March 26th, 2008 Posted by | Life and Work, Personal and Professional Development | 7 comments

7 Comments »

  1. There’s a lot to reflect on in this post. I’m analyzing my post-it likeness right now!

    Comment by Judith Thomas | March 27, 2008

  2. Where do you get this stuff? A really interesting article about a product I use all the time. My biggest problem is not taking them down or throwing them away, so my wife comes in and cleans off the wall next to my desk. I am not a happy camper when that happens.

    I liked the points you made. The hits just keep on comin’!
    Mike

    Comment by Mike B. | March 27, 2008

  3. Judith, you are more like the Post-it Flip Chart pages–GIGANTICALLY valuable! T.

    Comment by Tina | March 27, 2008

  4. Mike…Anyone who knows me knows I should never presume to give advice about being organized in an office, although I really do work at it. However, I do this to keep Post-it notes under control—-I keep a three-ring binder with blank pages by my desk. After a week or so I put the Post-it notes I’ve had stuck around, inside the binder. That way I don’t lose them, and I open the binder now and then to see where I stand with things. I often throw a bunch away. But, at least I have them as long as I need them without having them stuck everywhere.

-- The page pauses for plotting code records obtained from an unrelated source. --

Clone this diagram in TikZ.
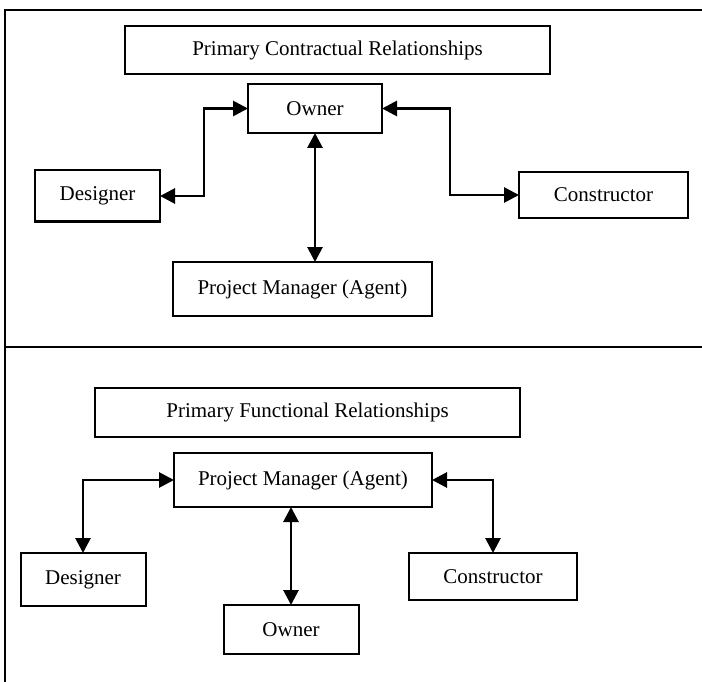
\documentclass[tikz,border=0pt]{standalone}
\usepackage{fontspec}
\setmainfont{Liberation Serif}
\usetikzlibrary{arrows.meta}

\begin{document}
\begin{tikzpicture}[x=1pt,y=-1pt,
  box/.style={draw=black,line width=2pt,inner sep=0pt,outer sep=0pt,
    font=\fontsize{21}{24}\selectfont},
  link/.style={line width=2.8pt,{Triangle[length=15pt,width=15pt]}-{Triangle[length=15pt,width=15pt]}}]
\useasboundingbox (0,0) rectangle (702,682);
\draw [line width=2.2pt] (5,682) -- (5,10) -- (702,10);
\draw [line width=2.2pt] (5,347) -- (702,347);
\node [box,minimum width=425pt,minimum height=48pt] (ctitle) at (337.5,50) {Primary Contractual Relationships};
\node [box,minimum width=134pt,minimum height=49pt] (cowner) at (315,108.5) {Owner};
\node [box,minimum width=125pt,minimum height=51pt] (cdesigner) at (97.5,196) {Designer};
\node [box,minimum width=169pt,minimum height=46pt] (cconstructor) at (603.5,195) {Constructor};
\node [box,minimum width=259pt,minimum height=54pt] (cpm) at (302.5,289) {Project Manager (Agent)};
\draw [link] (cowner.west) -- ++(-44,0) |- (cdesigner.east);
\draw [link] (cowner.east) -- ++(68,0) |- (cconstructor.west);
\draw [link] (cowner.south) -- (cowner.south |- cpm.north);
\node [box,minimum width=425pt,minimum height=49pt] (ftitle) at (307.5,412.5) {Primary Functional Relationships};
\node [box,minimum width=258pt,minimum height=54pt] (fpm) at (303,480) {Project Manager (Agent)};
\node [box,minimum width=125pt,minimum height=53pt] (fdesigner) at (83,579.5) {Designer};
\node [box,minimum width=168pt,minimum height=47pt] (fconstructor) at (493,576.5) {Constructor};
\node [box,minimum width=135pt,minimum height=49pt] (fowner) at (291,629.5) {Owner};
\draw [link] (fpm.west) -| (fdesigner.north);
\draw [link] (fpm.east) -| (fconstructor.north);
\draw [link] (fowner.north |- fpm.south) -- (fowner.north);
\end{tikzpicture}
\end{document}
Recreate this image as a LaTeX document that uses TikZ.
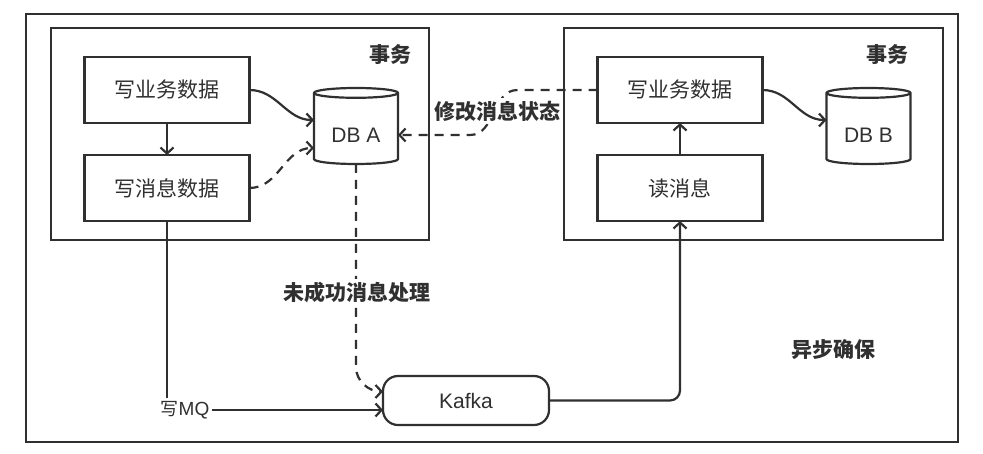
\documentclass[tikz,border=0pt]{standalone}
\usepackage{fontspec}
\setmainfont{Liberation Sans}
\newfontfamily\cjk{Noto Sans CJK SC}
\usetikzlibrary{shapes.geometric,arrows.meta,calc}
\definecolor{ink}{HTML}{303030}
\begin{document}
\begin{tikzpicture}[x=1pt,y=-1pt,
  every node/.style={inner sep=0pt, outer sep=0pt, text=ink},
  ln/.style={draw=ink, line width=2.2pt},
  dsh/.style={dash pattern=on 9pt off 7pt},
  arr/.style={-{Straight Barb[length=6pt,width=13pt]}},
  box/.style={draw=ink, line width=2.2pt, minimum width=165pt, minimum height=66pt, font=\cjk\fontsize{21}{24}\selectfont},
  db/.style={cylinder, shape border rotate=90, aspect=0.2, draw=ink, line width=2.2pt, minimum width=84pt, minimum height=76pt, text height=27pt, text depth=0pt, font=\fontsize{21}{24}\selectfont},
  lbl/.style={font=\cjk\bfseries\fontsize{21}{24}\selectfont},
  wlbl/.style={lbl, fill=white, inner sep=3pt}
]
\useasboundingbox (0,0) rectangle (983,454);
% containers
\draw[ln, line width=2.6pt] (26,14) rectangle (958,442);
\draw[ln] (51,28) rectangle (429,240);
\draw[ln] (564,28) rectangle (943,240);
\node[lbl] (txA) at (390,55) {事务};
\node[lbl] (txB) at (887,55) {事务};
\node[lbl] (async) at (833,350) {异步确保};
% left side
\node[box] (wbA) at (167,90) {写业务数据};
\node[box] (wmA) at (167,188) {写消息数据};
\node[db] (dbA) at (356,129) {DB A};
% right side
\node[box] (wbB) at (680,90) {写业务数据};
\node[box] (rm) at (680,188) {读消息};
\node[db] (dbB) at (868.5,129) {DB B};
% kafka
\node[draw=ink, line width=2.2pt, rounded corners=15pt, minimum width=166pt, minimum height=49pt, font=\fontsize{21}{24}\selectfont] (kafka) at (466,400.5) {Kafka};
\node[inner sep=3pt] (mq) at (185,410) {{\cjk\fontsize{18}{20}\selectfont 写}{\fontsize{19}{20}\selectfont MQ}};
% connectors
\draw[ln,arr] (wbA.east) to[out=0,in=180] ($(dbA.west)+(0,-9)$);
\draw[ln,dsh,arr] (wmA.east) to[out=0,in=180] ($(dbA.west)+(0,19)$);
\draw[ln,arr] (wbA.south) -- (wmA.north);
\draw[ln,dsh,arr] (wbB.west) -- ++(-80,0) to[out=180,in=0] ($(dbA.east)+(72,6)$) -- ($(dbA.east)+(0,6)$);
\node[wlbl] (mod) at (497,111) {修改消息状态};
\draw[ln,dsh,arr] (dbA.south) -- ++(0,203) to[out=-90,in=180] ($(kafka.west)+(0,-9)$);
\node[wlbl] (fail) at (357,292) {未成功消息处理};
\draw[ln] (wmA.south) -- (wmA.south |- mq.north);
\draw[ln,arr] (mq.east) -- (mq.east -| kafka.west);
\draw[ln,arr,rounded corners=10pt] (kafka.east) -| (rm.south);
\draw[ln,arr] (rm.north) -- (wbB.south);
\draw[ln,arr] (wbB.east) to[out=0,in=180] ($(dbB.west)+(0,-9)$);
\end{tikzpicture}
\end{document}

    I think they are a great product, but they tend to be used because they are there, not because we need to have things stuck all over the place to remember them.

    Oh, and Mike, you’d get a kick out of this. A manager I once talked to said his company had a cash award program where he could give twenty dollar bills to people for small tasks done well. He said, “You know what I’ve found? I just write “Thank you” on a Post-it Note and put it on their computer while they’re gone, and they’re just as happy as they would be with the money. It really saves on our budget.”

    Try that instead of giving out bonuses next year. 🙂 T.

    Comment by Tina | March 27, 2008

  5. Tina, I love this post, and I love the new (to me) website! This post is so very appropriate at this point in my life, and I’m glad to have the opportunity to re-connect with you. I can tell I will spend hours on this site checking it out all your wonderful thoughts and ideas. Great stuff!

    Comment by Gary Hickox | March 31, 2008

  6. I found this site while looking for a post-it note image and have thoroughly enjoyed reading many of the articles. Very interesting. Thank you for letting me download the post-it note photo! C.A. ACEO

    Comment by Corrine | May 18, 2008

  7. Tina says: Corrine, thank you for the comment. I have had over a thousand people come to the site for that post-it note image! I’m getting ready to change it to another one, so hopefully Google won’t show it anymore. It’s second on their search engine of images!